El rey del fútbol
«Messi ha ganado, con una selección competente, unos árbitros que le miman y una FIFA predispuesta. Lo de Maradona fue al revés»
A mi padre y a mi hermano se les ha hecho difícil ver a Messi levantar la copa del mundo. A casi todos los madridistas, en realidad: estaban más cómodos con la tesis de que Maradona es el mejor futbolista de la historia. O Di Stéfano o Pelé. Pero Messi no, ni de coña, por ahí no pasan. A mí, lo reconozco, no me costó tanto. Y no estoy exento de ese odio a Messi, incluso participo de él, y tampoco pienso que sea el mejor de la historia, pero en cierto modo me alegro de que haya ganado. En tanto que madridista es una putada; en tanto que español, un orgullo.
Mi padre, mi hermano, otros amigos madridistas llegaron incluso a apoyar a Holanda —¡a Holanda!— con tal de que Messi no pasara de ronda. Prefirieron a nuestra antítesis, a nuestro enemigo histórico por excelencia, ése que se funda contra nosotros, ése que, dice Houellebecq, no es tanto un país como una empresa. Y lo mismo cuando Argentina se enfrentó a Croacia, con quienes sólo compartimos religión y una idolatría exacerbada aunque más que razonable por Modric. Y en la final contra los franceses: todavía no entiendo que prefiriesen que ganasen ellos, Mbappé incluido, solamente para que Messi no se la llevara. «Seguro que el dos de mayo habríais ido con ellos también —les reproché—; habríais sido de las élites afrancesadas». Y me acordé de Reverte.
Decía que en cierto modo me alegro de que el Mundial lo haya ganado Argentina. Y me alegro de la misma manera que si lo hubiese ganado Méjico o cualquier otro país hispano precisamente por eso, porque son hispanos. No albergaba dudas de con quién iba en la final por mucho que en mi casa fuese minoría, por mucho que mi escasa herencia corriese peligro, y las pocas dudas que pudiese albergar se disiparon cuando vi los tatuajes de los argentinos —dicen que si no llevas ninguno no puedes jugar en la selección—: Cristo, la Virgen María, un rosario, una cruz…, que me recordaron esa frase tan bonita de Ramiro: «Ahí están los pueblos de la América hispana. Pueblos firmes, vitalísimos, que son para España la manifestación perpetua de su capacidad imperial. Nosotros somos ellos y ellos siempre serán nosotros».

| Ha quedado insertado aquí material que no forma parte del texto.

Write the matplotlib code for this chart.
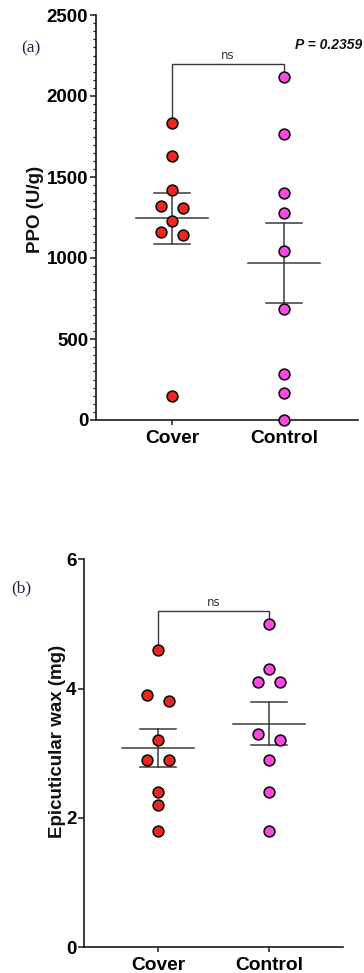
import numpy as np
import matplotlib
matplotlib.use("Agg")
import matplotlib.pyplot as plt
from matplotlib.ticker import MultipleLocator

# ---------------- data ----------------
groups = ["Cover", "Control"]

ppo_cover = [1835, 1630, 1420, 1320, 1310, 1230, 1160, 1145, 148]
ppo_control = [2119, 1763, 1403, 1280, 1043, 685, 282, 165, 0]

wax_cover = [4.6, 3.9, 3.8, 3.2, 2.9, 2.9, 2.4, 2.2, 1.8]
wax_control = [5.0, 4.3, 4.1, 4.1, 3.3, 3.2, 2.9, 2.4, 1.8]

ppo_ticks = [0, 500, 1000, 1500, 2000, 2500]
wax_ticks = [0, 2, 4, 6]

p_text = "P = 0.2359"
sig_text = "ns"

# ---------------- style ----------------
plt.rcParams['font.family'] = ['Liberation Sans', 'DejaVu Sans']
RED = '#f0261e'
MAG = '#ff46e6'
LINE = '#3a3a3a'

W, H = 364, 973
fig = plt.figure(figsize=(W / 100, H / 100), dpi=100)


def px_axes(l, t, r, b):
    return fig.add_axes([l / W, 1 - b / H, (r - l) / W, (b - t) / H])


def swarm_x(ax, x0, vals, step_px=11.0, min_gap=10.5):
    vals = np.asarray(vals, dtype=float)
    ypx = ax.transData.transform(np.column_stack([np.full(len(vals), x0), vals]))[:, 1]
    order = np.argsort(-vals, kind='stable')
    clusters = [[order[0]]]
    for a, b in zip(order[:-1], order[1:]):
        if abs(ypx[a] - ypx[b]) < min_gap:
            clusters[-1].append(b)
        else:
            clusters.append([b])
    off = np.zeros(len(vals))
    for c in clusters:
        n = len(c)
        mult = 1 if n % 2 else 2
        for k, idx in enumerate(c):
            off[idx] = (k - (n - 1) / 2) * mult * step_px
    x0_, x1_ = ax.get_xlim()
    return x0 + off * (x1_ - x0_) / ax.bbox.width


def style_axes(ax):
    for s in ['top', 'right']:
        ax.spines[s].set_visible(False)
    for s in ['left', 'bottom']:
        ax.spines[s].set_linewidth(1.2)
        ax.spines[s].set_color('#1a1a1a')
    ax.tick_params(axis='both', which='major', length=4, width=1.1, color='#1a1a1a',
                   labelsize=13.5, pad=1.5)
    ax.tick_params(axis='x', which='major', length=3.5, pad=4, labelsize=13.8)
    for lab in ax.get_yticklabels() + ax.get_xticklabels():
        lab.set_fontweight('bold')


def draw_panel(ax, data, colors):
    for i, (vals, col) in enumerate(zip(data, colors)):
        xs = swarm_x(ax, i, vals)
        ax.scatter(xs, vals, s=60, c=col, edgecolors='#111111', linewidths=1.2,
                   zorder=3, clip_on=False)
        m = np.mean(vals)
        sem = np.std(vals, ddof=1) / np.sqrt(len(vals))
        ax.plot([i - 0.325, i + 0.325], [m, m], color=LINE, lw=1.1, zorder=2)
        ax.plot([i, i], [m - sem, m + sem], color=LINE, lw=1.1, zorder=2)
        for y in (m - sem, m + sem):
            ax.plot([i - 0.165, i + 0.165], [y, y], color=LINE, lw=1.1, zorder=2)


def bracket(ax, data, upp):
    top = max(max(v) for v in data) + 13 * upp
    lows = [max(v) + 6 * upp for v in data]
    ax.plot([0, 0, 1, 1], [lows[0], top, top, lows[1]], color=LINE, lw=1.0,
            zorder=2, clip_on=False)
    ax.text(0.5, top + 2 * upp, sig_text, ha='center', va='bottom', fontsize=8.5,
            color='#333333', family='DejaVu Sans')


# ---------------- panel (a) ----------------
axa = px_axes(96, 15, 358, 420)
axa.set_xlim(-0.679, 1.661)
axa.set_ylim(ppo_ticks[0], ppo_ticks[-1])
axa.set_yticks(ppo_ticks)
axa.yaxis.set_minor_locator(MultipleLocator(50))
axa.tick_params(axis='y', which='minor', length=2.2, width=0.9, color='#1a1a1a')
axa.set_xticks([0, 1])
axa.set_xticklabels(groups)
style_axes(axa)
draw_panel(axa, [ppo_cover, ppo_control], [RED, MAG])
upp_a = (ppo_ticks[-1] - ppo_ticks[0]) / axa.bbox.height
bracket(axa, [ppo_cover, ppo_control], upp_a)
fig.text(362 / W, 1 - 45 / H, p_text, ha='right', va='center', fontsize=10,
         fontweight='bold', fontstyle='italic', color='#111111')
fig.text(21 / W, 1 - 48 / H, "(a)", ha='left', va='center', fontsize=12.5,
         family=['Liberation Serif', 'DejaVu Serif'], color='#1e2446')
fig.text(35 / W, 1 - 209 / H, "PPO (U/g)", rotation=90, ha='center', va='center',
         fontsize=13.5, fontweight='bold', color='#111111')

# ---------------- panel (b) ----------------
axb = px_axes(84, 559.3, 343, 947)
axb.set_xlim(-0.667, 1.667)
axb.set_ylim(wax_ticks[0], wax_ticks[-1])
axb.set_yticks(wax_ticks)
axb.set_xticks([0, 1])
axb.set_xticklabels(groups)
style_axes(axb)
draw_panel(axb, [wax_cover, wax_control], [RED, MAG])
upp_b = (wax_ticks[-1] - wax_ticks[0]) / axb.bbox.height
bracket(axb, [wax_cover, wax_control], upp_b)
fig.text(11 / W, 1 - 588 / H, "(b)", ha='left', va='center', fontsize=12.5,
         family=['Liberation Serif', 'DejaVu Serif'], color='#1e2446')
fig.text(57 / W, 1 - 741 / H, "Epicuticular wax (mg)", rotation=90, ha='center',
         va='center', fontsize=13.5, fontweight='bold', color='#111111')

fig.savefig("out.png", dpi=100)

De todas formas, me resisto a creer que la victoria en Catar convierta a Messi en el mejor futbolista de la historia, y me resisto porque existió Maradona. Messi también ha ganado, sí, pero con una selección medianamente competente, con unos árbitros que le miman a pesar de que él diga lo contrario y con una FIFA predispuesta a que fuese él quien levantara el trofeo. Lo atestiguan esos cinco penaltis a favor, algunos dudosos, y la ausencia de sanción cuando lo de Mateu Lahoz. Con Maradona fue al revés: la FIFA lo detestaba y los rivales lo freían a patadas. Él habría ganado en el 86 a pesar de haber escogido a diez tipos aleatorios solamente para figurar, para que lo acompañaran en el campo mientras se encargaba de meter dos a Inglaterra en cuartos, dos a Bélgica en semis y de asistir a Burruchaga, al que dejó solo frente al portero, en la final. Por eso es el mejor, el rey del fútbol, pero qué bien que el príncipe —en plural si contamos a Di Stéfano— sea también hispano.